Wednesday, April 24, 2013

4/22 - Downtown

I honestly have no idea what we went over.

4/23 - Valley

I remember what we went over, but I also remember that it didn't seem like it would be very effective unless you were much more highly skilled than I am. The techniques were relayed to me from a seminar that the Valley guys attended over the weekend.

4/24 - Downtown

Our warm-up consisted of drills. Nullifying and passing spider guard from standing position. One was crowding and one was driving their feet into mat. Did the DLR spin throughs, etc.

The rest of the time we rolled. Haven't rolled for an hour straight in awhile, and it was a good surprise. Except that I was a little bit low energy and even sadder for me...I forgot to bring my normal drilling tshirt. That meant that I had to go back to work in the tshirt that I rolled in. Not ok.

I didn't feel like I did anything worthwhile in the rolls. It was one of those days. Rolled with Antone, Julio, Nate, Dennis, Jason (B), James, Kenny. Was in bottom side for the vast majority of the time and had little offer. Just trying to survive. At one point with Dennis I relaxed completely, which surprised him and he wasn't sure where to go from there. When he changed his position I was able to regain guard or at least not be in such a bad position. I realized early on that it wasn't going to be a stellar day, so I modified my expectations and rode it out. I'm not pleased by just trying to survive (instead of thrive), but there is the occasional day when that's really all you can do.

After my roll with James, he gave me some pointers on how to maintain guard. He noticed that I'm collapsing my legs together. Oftentimes when someone initiates a standing guard pass to one side or the other, I'm all the way over on my hip and my legs are together. I may be preventing them from passing toward my head, but there's nothing stopping them from backstepping and passing to backside side-control. I've noticed this happening a lot to me lately.

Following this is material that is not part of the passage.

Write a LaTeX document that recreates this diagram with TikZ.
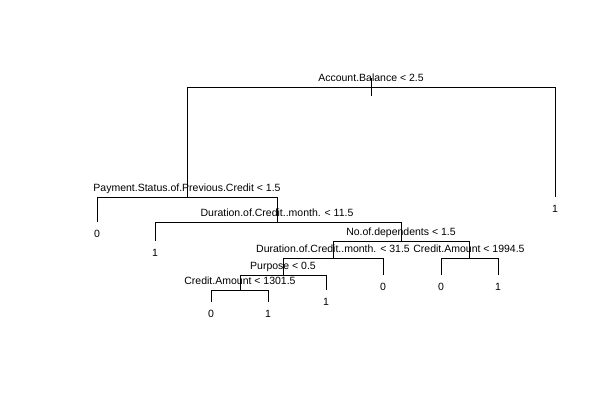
\documentclass[tikz,border=0pt]{standalone}
\usepackage{fontspec}
\setmainfont{Liberation Sans}
\begin{document}
\begin{tikzpicture}[x=1pt,y=-1pt,
  edge/.style={draw=black,line width=1pt},
  splitlab/.style={anchor=base,inner sep=0pt,font=\fontsize{10.5}{12}\selectfont},
  leaflab/.style={anchor=base,inner sep=0pt,font=\fontsize{10.5}{12}\selectfont}]
\useasboundingbox[fill=white] (0,0) rectangle (614,408);
% split and leaf positions
\coordinate (n1) at (371,87);
\coordinate (n2) at (187,197);
\coordinate (n3) at (555,197);
\coordinate (n4) at (97,222);
\coordinate (n5) at (277,222);
\coordinate (n6) at (155,241);
\coordinate (n7) at (401,241);
\coordinate (n8) at (333,258);
\coordinate (n9) at (469,258);
\coordinate (n10) at (283,275);
\coordinate (n11) at (383,275);
\coordinate (n12) at (441,275);
\coordinate (n13) at (498,275);
\coordinate (n14) at (240,290);
\coordinate (n15) at (326,290);
\coordinate (n16) at (211,302);
\coordinate (n17) at (268,302);
\coordinate (rt) at (371,78);
\coordinate (rb) at (371,96);
% edges
\draw[edge] (rt) -- (rb);
\draw[edge] (n1) -| (n2);
\draw[edge] (n1) -| (n3);
\draw[edge] (n2) -| (n4);
\draw[edge] (n2) -| (n5);
\draw[edge] (n5) -| (n6);
\draw[edge] (n5) -| (n7);
\draw[edge] (n7) -| (n8);
\draw[edge] (n7) -| (n9);
\draw[edge] (n8) -| (n10);
\draw[edge] (n8) -| (n11);
\draw[edge] (n9) -| (n12);
\draw[edge] (n9) -| (n13);
\draw[edge] (n10) -| (n14);
\draw[edge] (n10) -| (n15);
\draw[edge] (n14) -| (n16);
\draw[edge] (n14) -| (n17);
% split labels
\node[splitlab] (s1) at ([yshift=6pt]n1) {Account.Balance < 2.5};
\node[splitlab] (s2) at ([yshift=6pt]n2) {Payment.Status.of.Previous.Credit < 1.5};
\node[splitlab] (s5) at ([yshift=6pt]n5) {Duration.of.Credit..month. < 11.5};
\node[splitlab] (s7) at ([yshift=6pt]n7) {No.of.dependents < 1.5};
\node[splitlab] (s8) at ([yshift=6pt]n8) {Duration.of.Credit..month. < 31.5};
\node[splitlab] (s9) at ([yshift=6pt]n9) {Credit.Amount < 1994.5};
\node[splitlab] (s10) at ([yshift=6pt]n10) {Purpose < 0.5};
\node[splitlab] (s14) at ([yshift=6pt]n14) {Credit.Amount < 1301.5};
% leaf labels
\node[leaflab] (l3) at ([yshift=-15pt]n3) {1};
\node[leaflab] (l4) at ([yshift=-15pt]n4) {0};
\node[leaflab] (l6) at ([yshift=-15pt]n6) {1};
\node[leaflab] (l11) at ([yshift=-15pt]n11) {0};
\node[leaflab] (l12) at ([yshift=-15pt]n12) {0};
\node[leaflab] (l13) at ([yshift=-15pt]n13) {1};
\node[leaflab] (l15) at ([yshift=-15pt]n15) {1};
\node[leaflab] (l16) at ([yshift=-15pt]n16) {0};
\node[leaflab] (l17) at ([yshift=-15pt]n17) {1};
\end{tikzpicture}
\end{document}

He recommended being cognizant of where my legs are in relation to each other (not just to my opponent's body). He also gave me a pointer on if I'm on my side, to kick the bottom leg forward a bit so that my foot is past my hip line, put the ball of my foot on the ground and use it pivot as I rotate myself in the opposite direction to regain guard.

I'm looking forward to putting this into practice soon and to see if it helps.